[Recorded data]

******

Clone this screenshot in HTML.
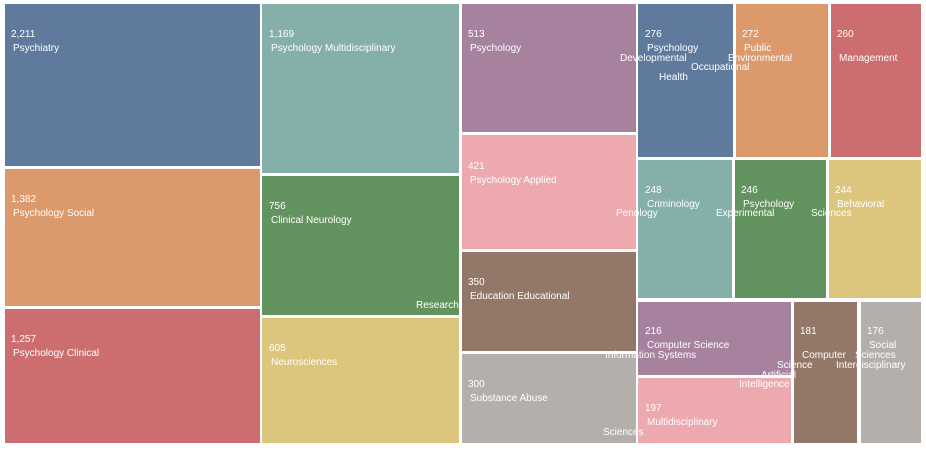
<!DOCTYPE html>
<html><head><style>
body{margin:0;width:926px;height:451px;background:#fff;position:relative;overflow:hidden;font-family:"Liberation Sans",sans-serif;color:#fff;font-size:10px}
.r{position:absolute}
.t{position:absolute;white-space:nowrap;line-height:12px;margin-top:3px}
</style></head><body>
<div class="r" style="left:5px;top:4px;width:255px;height:162px;background:#5f7a9c"></div>
<div class="r" style="left:5px;top:169px;width:255px;height:137px;background:#dc9a6c"></div>
<div class="r" style="left:5px;top:309px;width:255px;height:134px;background:#cc6e6f"></div>
<div class="r" style="left:262px;top:4px;width:197px;height:169px;background:#85b0aa"></div>
<div class="r" style="left:262px;top:176px;width:197px;height:139px;background:#63935e"></div>
<div class="r" style="left:262px;top:318px;width:197px;height:125px;background:#dcc67d"></div>
<div class="r" style="left:462px;top:4px;width:174px;height:128px;background:#a7829e"></div>
<div class="r" style="left:462px;top:135px;width:174px;height:114px;background:#eda9ae"></div>
<div class="r" style="left:462px;top:252px;width:174px;height:99px;background:#937769"></div>
<div class="r" style="left:462px;top:354px;width:174px;height:89px;background:#b5afac"></div>
<div class="r" style="left:638px;top:4px;width:95px;height:153px;background:#5f7a9c"></div>
<div class="r" style="left:736px;top:4px;width:92px;height:153px;background:#dc9a6c"></div>
<div class="r" style="left:831px;top:4px;width:90px;height:153px;background:#cc6e6f"></div>
<div class="r" style="left:638px;top:160px;width:94px;height:138px;background:#85b0aa"></div>
<div class="r" style="left:735px;top:160px;width:91px;height:138px;background:#63935e"></div>
<div class="r" style="left:829px;top:160px;width:92px;height:138px;background:#dcc67d"></div>
<div class="r" style="left:638px;top:302px;width:153px;height:73px;background:#a7829e"></div>
<div class="r" style="left:638px;top:378px;width:153px;height:65px;background:#eda9ae"></div>
<div class="r" style="left:794px;top:302px;width:63px;height:141px;background:#937769"></div>
<div class="r" style="left:861px;top:302px;width:60px;height:141px;background:#b5afac"></div>

<div class="t" style="left:11px;top:26px">2,211</div><div class="t" style="left:13px;top:40px">Psychiatry</div>
<div class="t" style="left:11px;top:191px">1,382</div><div class="t" style="left:13px;top:205px">Psychology Social</div>
<div class="t" style="left:11px;top:331px">1,257</div><div class="t" style="left:13px;top:345px">Psychology Clinical</div>
<div class="t" style="left:269px;top:26px">1,169</div><div class="t" style="left:271px;top:40px">Psychology Multidisciplinary</div>
<div class="t" style="left:269px;top:198px">756</div><div class="t" style="left:271px;top:212px">Clinical Neurology</div>
<div class="t" style="left:416px;top:297px">Research</div>
<div class="t" style="left:269px;top:340px">605</div><div class="t" style="left:271px;top:354px">Neurosciences</div>
<div class="t" style="left:468px;top:26px">513</div><div class="t" style="left:470px;top:40px">Psychology</div>
<div class="t" style="left:468px;top:158px">421</div><div class="t" style="left:470px;top:172px">Psychology Applied</div>
<div class="t" style="left:468px;top:274px">350</div><div class="t" style="left:470px;top:288px">Education Educational</div>
<div class="t" style="left:468px;top:376px">300</div><div class="t" style="left:470px;top:390px">Substance Abuse</div>
<div class="t" style="left:603px;top:424px">Sciences</div>
<div class="t" style="left:645px;top:26px">276</div><div class="t" style="left:647px;top:40px">Psychology</div>
<div class="t" style="left:620px;top:50px">Developmental</div>
<div class="t" style="left:691px;top:59px">Occupational</div>
<div class="t" style="left:659px;top:69px">Health</div>
<div class="t" style="left:742px;top:26px">272</div><div class="t" style="left:744px;top:40px">Public</div>
<div class="t" style="left:728px;top:50px">Environmental</div>
<div class="t" style="left:837px;top:26px">260</div><div class="t" style="left:839px;top:50px">Management</div>
<div class="t" style="left:645px;top:182px">248</div><div class="t" style="left:647px;top:196px">Criminology</div>
<div class="t" style="left:616px;top:205px">Penology</div>
<div class="t" style="left:741px;top:182px">246</div><div class="t" style="left:743px;top:196px">Psychology</div>
<div class="t" style="left:716px;top:205px">Experimental</div>
<div class="t" style="left:835px;top:182px">244</div><div class="t" style="left:837px;top:196px">Behavioral</div>
<div class="t" style="left:811px;top:205px">Sciences</div>
<div class="t" style="left:645px;top:323px">216</div><div class="t" style="left:647px;top:337px">Computer Science</div>
<div class="t" style="left:605px;top:347px">Information Systems</div>
<div class="t" style="left:777px;top:357px">Science</div>
<div class="t" style="left:761px;top:367px">Artificial</div>
<div class="t" style="left:739px;top:376px">Intelligence</div>
<div class="t" style="left:645px;top:400px">197</div><div class="t" style="left:647px;top:414px">Multidisciplinary</div>
<div class="t" style="left:800px;top:323px">181</div><div class="t" style="left:802px;top:347px">Computer</div>
<div class="t" style="left:867px;top:323px">176</div><div class="t" style="left:869px;top:337px">Social</div>
<div class="t" style="left:855px;top:347px">Sciences</div>
<div class="t" style="left:836px;top:357px">Interdisciplinary</div>
</body></html>
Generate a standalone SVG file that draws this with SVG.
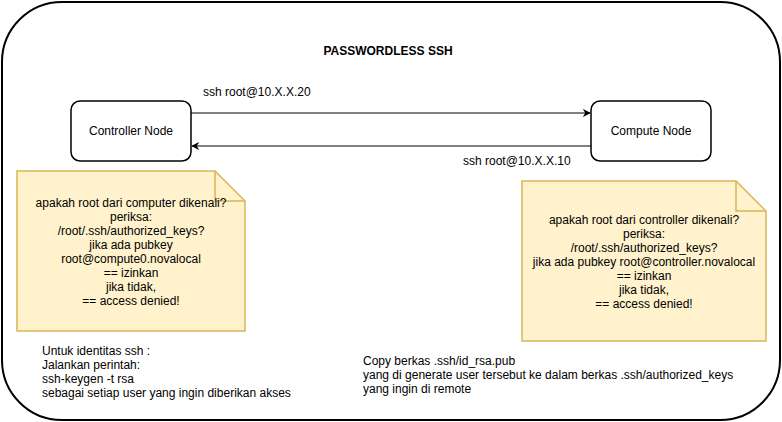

******

» **EXERCISE PROMPT**: Without including the pictures, reproduce all entries exactly.

» **WRITTEN RESPONSE**:
Clone this screenshot in HTML.
<!DOCTYPE html>
<html><head><style>
body{margin:0;width:926px;height:451px;background:#fff;position:relative;overflow:hidden;font-family:"Liberation Sans",sans-serif;color:#fff;font-size:10px}
.r{position:absolute}
.t{position:absolute;white-space:nowrap;line-height:12px;margin-top:3px}
</style></head><body>
<div class="r" style="left:5px;top:4px;width:255px;height:162px;background:#5f7a9c"></div>
<div class="r" style="left:5px;top:169px;width:255px;height:137px;background:#dc9a6c"></div>
<div class="r" style="left:5px;top:309px;width:255px;height:134px;background:#cc6e6f"></div>
<div class="r" style="left:262px;top:4px;width:197px;height:169px;background:#85b0aa"></div>
<div class="r" style="left:262px;top:176px;width:197px;height:139px;background:#63935e"></div>
<div class="r" style="left:262px;top:318px;width:197px;height:125px;background:#dcc67d"></div>
<div class="r" style="left:462px;top:4px;width:174px;height:128px;background:#a7829e"></div>
<div class="r" style="left:462px;top:135px;width:174px;height:114px;background:#eda9ae"></div>
<div class="r" style="left:462px;top:252px;width:174px;height:99px;background:#937769"></div>
<div class="r" style="left:462px;top:354px;width:174px;height:89px;background:#b5afac"></div>
<div class="r" style="left:638px;top:4px;width:95px;height:153px;background:#5f7a9c"></div>
<div class="r" style="left:736px;top:4px;width:92px;height:153px;background:#dc9a6c"></div>
<div class="r" style="left:831px;top:4px;width:90px;height:153px;background:#cc6e6f"></div>
<div class="r" style="left:638px;top:160px;width:94px;height:138px;background:#85b0aa"></div>
<div class="r" style="left:735px;top:160px;width:91px;height:138px;background:#63935e"></div>
<div class="r" style="left:829px;top:160px;width:92px;height:138px;background:#dcc67d"></div>
<div class="r" style="left:638px;top:302px;width:153px;height:73px;background:#a7829e"></div>
<div class="r" style="left:638px;top:378px;width:153px;height:65px;background:#eda9ae"></div>
<div class="r" style="left:794px;top:302px;width:63px;height:141px;background:#937769"></div>
<div class="r" style="left:861px;top:302px;width:60px;height:141px;background:#b5afac"></div>

<div class="t" style="left:11px;top:26px">2,211</div><div class="t" style="left:13px;top:40px">Psychiatry</div>
<div class="t" style="left:11px;top:191px">1,382</div><div class="t" style="left:13px;top:205px">Psychology Social</div>
<div class="t" style="left:11px;top:331px">1,257</div><div class="t" style="left:13px;top:345px">Psychology Clinical</div>
<div class="t" style="left:269px;top:26px">1,169</div><div class="t" style="left:271px;top:40px">Psychology Multidisciplinary</div>
<div class="t" style="left:269px;top:198px">756</div><div class="t" style="left:271px;top:212px">Clinical Neurology</div>
<div class="t" style="left:416px;top:297px">Research</div>
<div class="t" style="left:269px;top:340px">605</div><div class="t" style="left:271px;top:354px">Neurosciences</div>
<div class="t" style="left:468px;top:26px">513</div><div class="t" style="left:470px;top:40px">Psychology</div>
<div class="t" style="left:468px;top:158px">421</div><div class="t" style="left:470px;top:172px">Psychology Applied</div>
<div class="t" style="left:468px;top:274px">350</div><div class="t" style="left:470px;top:288px">Education Educational</div>
<div class="t" style="left:468px;top:376px">300</div><div class="t" style="left:470px;top:390px">Substance Abuse</div>
<div class="t" style="left:603px;top:424px">Sciences</div>
<div class="t" style="left:645px;top:26px">276</div><div class="t" style="left:647px;top:40px">Psychology</div>
<div class="t" style="left:620px;top:50px">Developmental</div>
<div class="t" style="left:691px;top:59px">Occupational</div>
<div class="t" style="left:659px;top:69px">Health</div>
<div class="t" style="left:742px;top:26px">272</div><div class="t" style="left:744px;top:40px">Public</div>
<div class="t" style="left:728px;top:50px">Environmental</div>
<div class="t" style="left:837px;top:26px">260</div><div class="t" style="left:839px;top:50px">Management</div>
<div class="t" style="left:645px;top:182px">248</div><div class="t" style="left:647px;top:196px">Criminology</div>
<div class="t" style="left:616px;top:205px">Penology</div>
<div class="t" style="left:741px;top:182px">246</div><div class="t" style="left:743px;top:196px">Psychology</div>
<div class="t" style="left:716px;top:205px">Experimental</div>
<div class="t" style="left:835px;top:182px">244</div><div class="t" style="left:837px;top:196px">Behavioral</div>
<div class="t" style="left:811px;top:205px">Sciences</div>
<div class="t" style="left:645px;top:323px">216</div><div class="t" style="left:647px;top:337px">Computer Science</div>
<div class="t" style="left:605px;top:347px">Information Systems</div>
<div class="t" style="left:777px;top:357px">Science</div>
<div class="t" style="left:761px;top:367px">Artificial</div>
<div class="t" style="left:739px;top:376px">Intelligence</div>
<div class="t" style="left:645px;top:400px">197</div><div class="t" style="left:647px;top:414px">Multidisciplinary</div>
<div class="t" style="left:800px;top:323px">181</div><div class="t" style="left:802px;top:347px">Computer</div>
<div class="t" style="left:867px;top:323px">176</div><div class="t" style="left:869px;top:337px">Social</div>
<div class="t" style="left:855px;top:347px">Sciences</div>
<div class="t" style="left:836px;top:357px">Interdisciplinary</div>
</body></html>
Generate a standalone SVG file that draws this with SVG.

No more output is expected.